Si sono riuniti lo scorso sabato, in una assemblea pubblica, i giovani legali che stanno facendo il percorso del praticantato per discutere delle nuova riforma forense. Sui rimborsi per le spese propongono il «modello Toscana» o un disegno di legge che dia a loro i fondi europei per lo sviluppo anche in Sicilia
Praticanti avvocati contro lo schiavismo forense «Chiediamo un compenso per il nostro lavoro»
Si sono riuniti per chiedere condizioni di lavoro dignitose. «Non siamo inutili e non siamo troppi», recita il loro manifesto. A dirlo sono i ragazzi e le ragazze del Consiglio nazionale praticanti & giovani avvocati (Cnpa) che, insieme al Comitato no riforma forense e generazione Ypsilon – un’associazione etnea che si occupa del diritto di accesso a internet – si sono riuniti per discutere della nuova riforma forense. «Ci sono tante cose che non vanno nella riforma del 2016 – afferma Andrea Costa -, giovane praticante avvocato di Catania ed esponente del comitato – Ma la questione più rilevante è certamente quella della mancanza di una normativa, a livello regionale, che preveda una qualsiasi forma di compenso o rimborso per i giovani laureati che svolgono l’attività di praticantato in uno studio legale».

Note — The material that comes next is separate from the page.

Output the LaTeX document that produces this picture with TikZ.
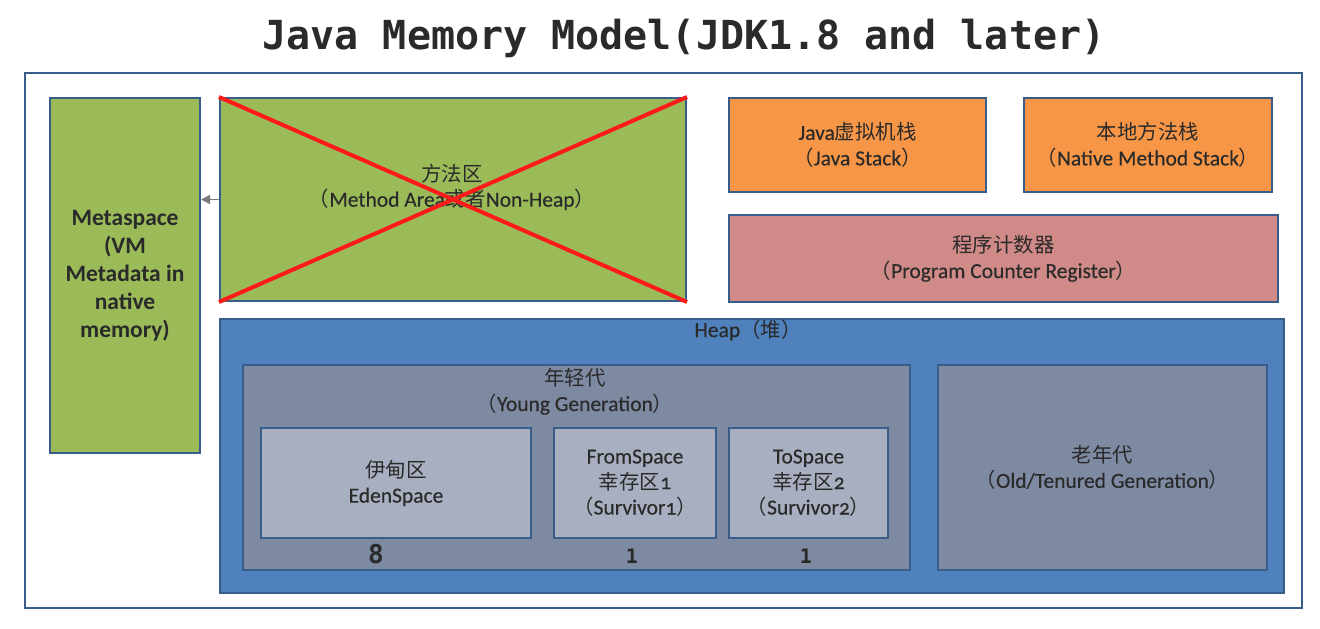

I giovani professionisti chiedono, così, una regolamentazione che ricalchi il «modello Toscana», come lo definisce Andrea. «In Toscana, la Regione dà un contributo agli avvocati che assumono collaboratori di studio, e il contributo è fissato in proporzione al compenso che versano al praticante. Per esempio – spiega Costa -, la Regione Toscana versa 300 euro di contributi all’avvocato che paga il suo praticante 500 euro. Se fossimo veramente troppi – continua il giovane – non verremmo assunti per riempire gli studi. Invece, si acquistano sempre nuove sedie e nuove scrivanie per chi è disposto a lavorare gratis e con la sola speranza di un lavoro futuro ed eventuale».
La soluzione, secondo i tirocinanti, potrebbe trovarsi attraverso un disegno di legge volto a ottenere «la modifica della destinazione dei fondi europei per lo sviluppo, da indirizzare, anche in Sicilia, a un piano di supporto per i praticantati». Il codice deontologico forense prevede già, a livello nazionale, che dopo il primo semestre di collaborazione sia riconosciuto al praticante un «compenso adeguato», e in caso di violazione da parte del dominus, è prevista l’applicazione della sanzione disciplinare dell’avvertimento. «L’avvertimento è una sorta di pacca sulle spalle – spiega ancora Costa – e non sarà mai un deterrente per gli avvocati. Servono invece sanzioni più severe».
I giovani legali si sono rivolti alle istituzioni siciliane. «Ci aspettiamo che si apra un confronto su questo tema a livello regionale e nazionale, – conclude il giovane -questa è una situazione che non può appartenere a un sistema civile. Vogliamo sensibilizzare tutta l’opinione pubblica sulla questione dello schiavismo forense del XXI secolo, organizzando manifestazioni e sit-in con l’obiettivo di creare una coscienza collettiva. Abbiamo già avuto l’adesione dei praticanti di Bari, Napoli e Pisa».